Nilai yang mau diambil dari gerakan ini adalah mengajak manusia dan lingkungan
sekitar untuk bersatu padu, bahu-membahu membangun kehidupan bersama yang
dinamis.
b. Nadon
Bentuk
gerakan dengan mengangguk-anggukan kepala sambil melihat sekeliling. Sebuah
jawaban “Ya” atas anugerah alam beserta isinya sekaligus ajakan terhadap sesama
untuk merapatkan barisan menuju dunia yang nyaman untuk dihuni.
c. Tuen
Gerakan
memutar tubuh, berlawanan dengan posisi sebelumnya. Tuen adalah sebuah
transformasi diri. Berani berubah, berani berbeda dari kondisi sebelumnya.

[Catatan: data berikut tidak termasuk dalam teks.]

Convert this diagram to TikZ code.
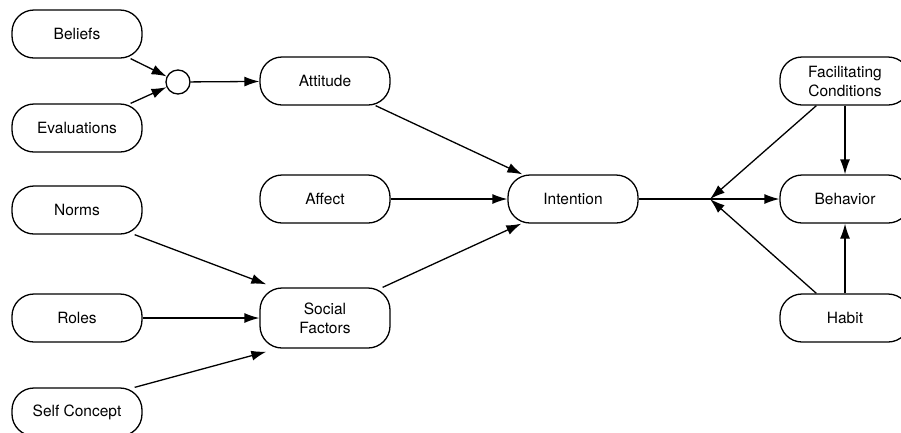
\documentclass[tikz,border=0pt]{standalone}
\usepackage{fontspec}
\setmainfont{TeX Gyre Heros}
\usetikzlibrary{arrows.meta}
\begin{document}
\begin{tikzpicture}[x=1pt,y=-1pt,
  box/.style={draw, line width=1.3pt, rounded corners=22pt, minimum width=130pt, minimum height=48pt, inner sep=0pt, align=center, font=\fontsize{15.5}{19}\selectfont},
  tallbox/.style={box, minimum height=60pt},
  arr/.style={line width=1.3pt, -{Latex[length=15pt,width=10pt]}},
  ln/.style={line width=1.3pt}]
\useasboundingbox (0,0) rectangle (901,432);
\node[box] (bel) at (77,34) {Beliefs};
\node[box] (eva) at (77,128) {Evaluations};
\node[draw, circle, line width=1.3pt, minimum size=24pt, inner sep=0pt] (c) at (178,82) {};
\node[box] (att) at (325,81) {Attitude};
\node[box] (aff) at (325,199) {Affect};
\node[box] (int) at (573,199) {Intention};
\node[box] (nor) at (77,210) {Norms};
\node[box] (rol) at (77,318) {Roles};
\node[tallbox] (soc) at (325,318) {Social\\Factors};
\node[box] (sel) at (77,412) {Self Concept};
\node[box] (fac) at (845,81) {Facilitating\\Conditions};
\node[box] (beh) at (845,199) {Behavior};
\node[box] (hab) at (845,318) {Habit};
\coordinate (j) at (710,199);

\draw[arr] ([xshift=-12pt]bel.south east) -- (c);
\draw[arr] ([xshift=-12pt]eva.north east) -- (c);
\draw[arr] (c) -- (att);
\draw[arr] ([xshift=-15pt]att.south east) -- ([xshift=15pt]int.north west);
\draw[arr] (aff) -- (int);
\draw[arr] ([xshift=-8pt]soc.north east) -- ([xshift=14pt]int.south west);
\draw[arr] ([xshift=-8pt]nor.south east) -- ([xshift=7pt,yshift=3pt]soc.north west);
\draw[arr] (rol) -- (soc);
\draw[arr] ([xshift=-8pt]sel.north east) -- ([xshift=7pt,yshift=-3pt]soc.south west);
\draw[ln] (int) -- (j);
\draw[arr] (j) -- (beh);
\draw[arr] ([xshift=37pt]fac.south west) -- (j);
\draw[arr] ([xshift=37pt]hab.north west) -- (j);
\draw[arr] (fac) -- (beh);
\draw[arr] (hab) -- (beh);
\end{tikzpicture}
\end{document}
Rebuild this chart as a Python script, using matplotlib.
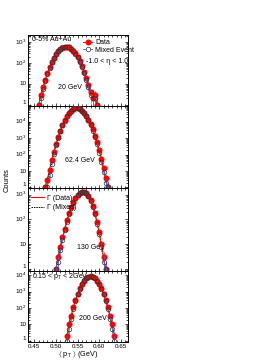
import numpy as np
import matplotlib
matplotlib.use("Agg")
import matplotlib.pyplot as plt
from matplotlib.ticker import LogLocator, FuncFormatter, MultipleLocator, NullFormatter
from matplotlib.lines import Line2D

plt.rcParams['font.family'] = ['Liberation Sans', 'DejaVu Sans']
plt.rcParams['mathtext.default'] = 'regular'

# <pT> bin centres and counts, one set per energy
energies = ["20 GeV", "62.4 GeV", "130 GeV", "200 GeV"]

x_20 = [0.460, 0.465, 0.470, 0.475, 0.480, 0.485, 0.490, 0.495, 0.500, 0.505,
        0.510, 0.515, 0.520, 0.525, 0.530, 0.535, 0.540, 0.545, 0.550, 0.555,
        0.560, 0.565, 0.570, 0.575, 0.580, 0.585, 0.590, 0.595]
data_20 = [1, 3, 7, 16, 33, 62, 112, 178, 270, 372, 478, 560, 612, 618, 572,
           495, 392, 290, 195, 124, 70, 38, 19, 9, 4, 2, 3, 1]
mixed_20 = [1, 2, 6, 14, 30, 60, 108, 180, 268, 380, 485, 570, 615, 610, 565,
            480, 380, 280, 186, 115, 64, 33, 16, 7, 3, 2, 2, 1]

x_62 = [0.475, 0.480, 0.485, 0.490, 0.495, 0.500, 0.505, 0.510, 0.515, 0.520,
        0.525, 0.530, 0.535, 0.540, 0.545, 0.550, 0.555, 0.560, 0.565, 0.570,
        0.575, 0.580, 0.585, 0.590, 0.595, 0.600, 0.605, 0.610, 0.615, 0.620]
data_62 = [1, 3, 12, 45, 150, 440, 1190, 2860, 6150, 11900, 20700, 32200, 45100,
           56600, 63700, 64400, 58400, 47600, 34800, 22800, 13400, 7100, 3360,
           1430, 545, 187, 57, 16, 4, 1]
mixed_62 = [1, 1, 6, 28, 110, 360, 1050, 2650, 5900, 11700, 20700, 32500, 45800,
            57500, 64500, 65000, 58600, 47200, 34000, 21800, 12500, 6400, 2900,
            1160, 420, 130, 36, 9, 2, 1]

x_130 = [0.500, 0.505, 0.510, 0.515, 0.520, 0.525, 0.530, 0.535, 0.540, 0.545,
         0.550, 0.555, 0.560, 0.565, 0.570, 0.575, 0.580, 0.585, 0.590, 0.595,
         0.600, 0.605, 0.610, 0.615]
data_130 = [1, 3, 8, 19, 43, 92, 176, 308, 492, 717, 953, 1156, 1279, 1286, 1136,
            876, 588, 345, 176, 78, 30, 10, 3, 1]
mixed_130 = [1, 2, 6, 15, 36, 80, 160, 290, 475, 705, 950, 1165, 1295, 1300, 1150,
             880, 580, 330, 160, 68, 25, 8, 2, 1]

x_200 = [0.525, 0.530, 0.535, 0.540, 0.545, 0.550, 0.555, 0.560, 0.565, 0.570,
         0.575, 0.580, 0.585, 0.590, 0.595, 0.600, 0.605, 0.610, 0.615, 0.620,
         0.625, 0.630, 0.635]
data_200 = [2, 10, 35, 112, 312, 762, 1620, 3005, 4855, 6840, 8400, 9000, 8400,
            6840, 4855, 3005, 1620, 762, 312, 112, 35, 10, 2]
mixed_200 = [1, 5, 22, 85, 265, 700, 1560, 2980, 4900, 6950, 8550, 9150, 8550,
             6950, 4880, 2960, 1560, 700, 260, 85, 22, 5, 1]

panels = [(x_20, data_20, mixed_20), (x_62, data_62, mixed_62),
          (x_130, data_130, mixed_130), (x_200, data_200, mixed_200)]
ylims = [(0.87, 2240), (0.93, 9e4), (0.87, 1870), (0.9, 2e4)]

# panel boxes in pixels (top, bottom) for a 280x362 canvas
W, H = 280, 362
boxes = [(35, 106), (106, 188), (188, 270.5), (270.5, 341.5)]
left, right = 28.3, 128.3

fs = 5.0
tfs = 4.5
ms = 3.3
fig = plt.figure(figsize=(W / 100, H / 100), dpi=100)


def log_label(v, pos):
    if v <= 0:
        return ""
    e = int(round(np.log10(v)))
    if abs(np.log10(v) - e) > 1e-6:
        return ""
    if e == 0:
        return "1"
    if e == 1:
        return "10"
    return r"$10^{%d}$" % e


axes = []
for i, ((top, bot), (x, d, m), yl) in enumerate(zip(boxes, panels, ylims)):
    ax = fig.add_axes([left / W, 1 - bot / H, (right - left) / W, (bot - top) / H])
    axes.append(ax)
    x = np.array(x)
    d = np.array(d, dtype=float)
    m = np.array(m, dtype=float)

    ax.plot(x, m, ls=(0, (1.5, 1)), color="black", lw=0.6, zorder=2)
    ax.plot(x, d, ls="-", color="red", lw=0.7, zorder=3)
    ax.errorbar(x, d, yerr=np.sqrt(d), fmt="o", ms=ms, color="red", mec="red",
                ecolor="red", elinewidth=0.5, capsize=0, zorder=4)
    ax.errorbar(x, m, yerr=np.sqrt(m), fmt="o", ms=ms, mfc="none", mec="#333333",
                mew=0.5, ecolor="#5566dd", elinewidth=0.5, capsize=0, zorder=5)

    ax.set_yscale("log")
    ax.set_xlim(0.436, 0.667)
    ax.set_ylim(*yl)
    ax.yaxis.set_major_locator(LogLocator(base=10, numticks=10))
    ax.yaxis.set_minor_locator(LogLocator(base=10, subs=np.arange(2, 10), numticks=20))
    ax.yaxis.set_major_formatter(FuncFormatter(log_label))
    ax.yaxis.set_minor_formatter(NullFormatter())
    ax.xaxis.set_major_locator(MultipleLocator(0.05))
    ax.xaxis.set_minor_locator(MultipleLocator(0.01))
    ax.tick_params(which="both", direction="in", top=True, right=True,
                   labelsize=tfs, pad=1.5, width=0.5)
    ax.tick_params(which="major", length=2.4)
    ax.tick_params(which="minor", length=1.3)
    for s in ax.spines.values():
        s.set_linewidth(0.7)
    if i < 3:
        ax.set_xticklabels([])
    ax.text(0.45, 0.25, energies[i], transform=ax.transAxes, fontsize=fs,
            ha="left", va="center")
    # keep the "1" label sitting just above the panel's lower edge
    for lab in ax.get_yticklabels():
        lab.set_va("bottom" if lab.get_text() == "1" else "center")

# energy labels positions differ a little per panel
axes[0].texts[0].set_position((0.30, 0.26))
axes[1].texts[0].set_position((0.37, 0.33))
axes[2].texts[0].set_position((0.49, 0.28))
axes[3].texts[0].set_position((0.51, 0.33))

# top panel annotations and legend
axes[0].text(0.04, 0.93, "0-5% Au+Au", transform=axes[0].transAxes, fontsize=fs,
             ha="left", va="center")
axes[0].text(0.58, 0.63, r"-1.0 < η < 1.0", transform=axes[0].transAxes,
             fontsize=fs, ha="left", va="center")
h_data = Line2D([], [], color="red", marker="o", ms=ms, lw=0.7)
h_mix = Line2D([], [], color="#5566dd", marker="o", ms=ms, mfc="white",
               mec="#333333", mew=0.5, lw=0.7)
axes[0].legend([h_data, h_mix], ["Data", "Mixed Event"], loc="upper left",
               bbox_to_anchor=(0.5, 1.01), fontsize=fs, frameon=False,
               handlelength=1.3, handletextpad=0.4, labelspacing=0.1,
               borderpad=0.2)

# third panel fit legend
h_gd = Line2D([], [], color="red", lw=0.8)
h_gm = Line2D([], [], color="black", lw=0.7, ls=(0, (1.5, 1)))
axes[2].legend([h_gd, h_gm], ["Γ (Data)", "Γ (Mixed)"], loc="upper left",
               bbox_to_anchor=(-0.02, 0.98), fontsize=fs, frameon=False,
               handlelength=1.8, handletextpad=0.5, labelspacing=0.4,
               borderpad=0.2)

axes[3].text(0.04, 0.92, r"0.15 < p$_{T}$ < 2GeV", transform=axes[3].transAxes,
             fontsize=fs, ha="left", va="center")

fig.text(7 / W, 1 - 180 / H, "Counts", rotation=90, fontsize=fs + 0.4,
         ha="center", va="center")
fig.text(78 / W, 1 - 355 / H, r"$\langle$ p$_{T}$ $\rangle$ (GeV)",
         fontsize=fs + 0.2, ha="center", va="center")

fig.savefig("out.png", dpi=100)
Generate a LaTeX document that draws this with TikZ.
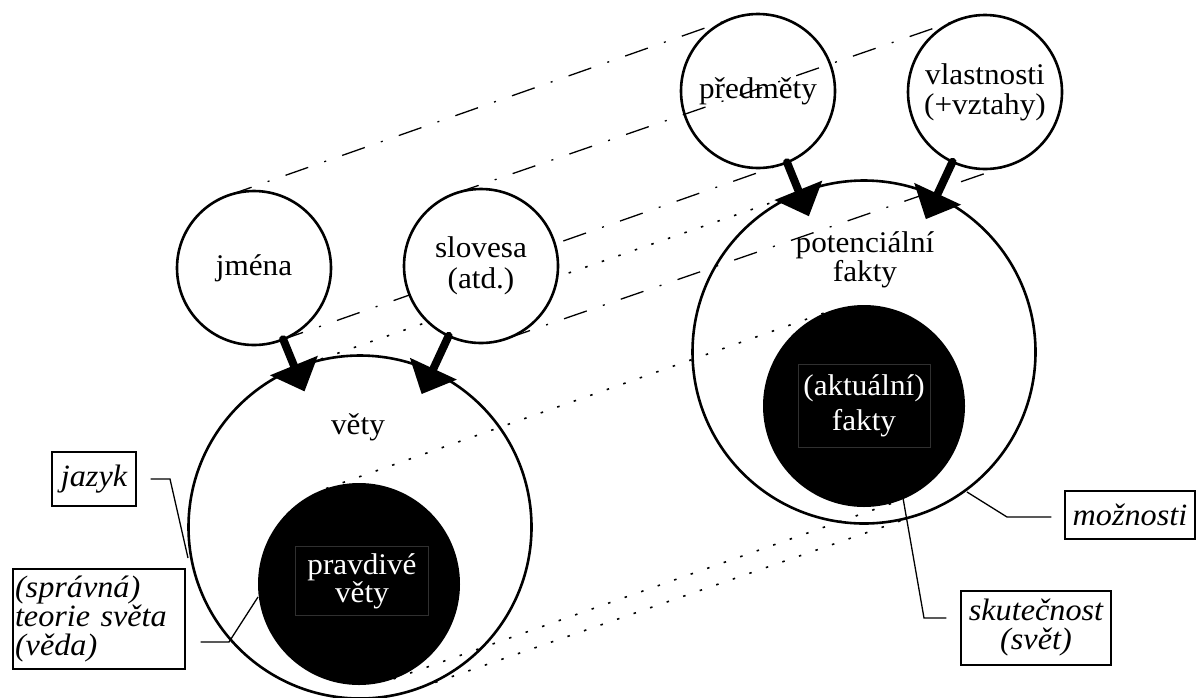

Irama kehidupan yang searah dan monoton terkadang membosankan. Dan karena itu,
manusia butuh opsi lain untuk menambah wawasan dan khasanah hidup.
d. Geleko
Geleko
merupakan gerakan menyelinap di antara para penari yang lain. Butuh kelihaian
dan kepandaian dalam mengambil suatu keputusan. Waktu yang tepat, strategi yang
jitu serta keberanian yang penuh, merupakan faktor utama dalam pengambilan
keputusan.
e. Niku
Suatu
gerakan menoleh ke belakang. Sehebat apapun manusia, pasti ada orang-orang
hebat di belakangnya yang senantiasa mendukung dan memberi motivasi. Peran
orang-orang tersebut memang di belakang layar, namun memiliki daya
dorong yang kuat. Dan orang-orang ini patut “dilihat” dan dihargai.
f. Po’ok/Belo
Gerakan
memotong dengan parang pada sasaran tertentu. Segala hal yang menjadi
penghalang kehidupan ini harus disingkirkan. Yang berlekak-lekuk harus
diratakan. Semua energi positif harus dipadu untuk memuluskan perjalanan hidup
yang masih terbentang luas di hadapan manusia.
g. Dukuk/Lugu
Gerakan
menunduk ke tanah. Di sini, manusia menunjukkan sisi lemahnya, bahwa ia tidak
berdaya tanpa kehadiran orang di sekitarnya. Dan yang paling esensial adalah
manusia tak berarti di hadapan Tuhannya yang agung dan dashyat.
h. Tonga
Tonga
adalah gerakan menengadah ke atas. Dengan kepala tegak, manusia harus mengakui
kelebihan orang lain, sambil tetap memohon kepada Tuhannya untuk dianugerahi
pertahanan diri yang kokoh.
i.
Hedo
Suatu
gerakan seperti menghindar dari serangan lawan. Segala hal yang mengancam jiwa
dan raga manusia harus dihindari. Jika hidup manusia berada pada jalur yang
benar, maka peluang untuk diancam atau diserang menjadi kecil, bahkan tidak ada.
Begitu pula sebaliknya. Di sini, tindakan antisipatif memang perlu untuk
menunjang rasa aman.
Penutup
Oleh
karena kemenangan itu harus dirayakan, maka manusia pun boleh berjuang
menggapai kemenangan dengan interpretasi humanis yang kami kupas dalam tulisan
ini. Menjadi pemenang dalam arena kehidupan ini adalah orientasi hidup manusia.
Namun, yang lebih fenomenal dan fundamental adalah Menang Atas Diri Sendiri.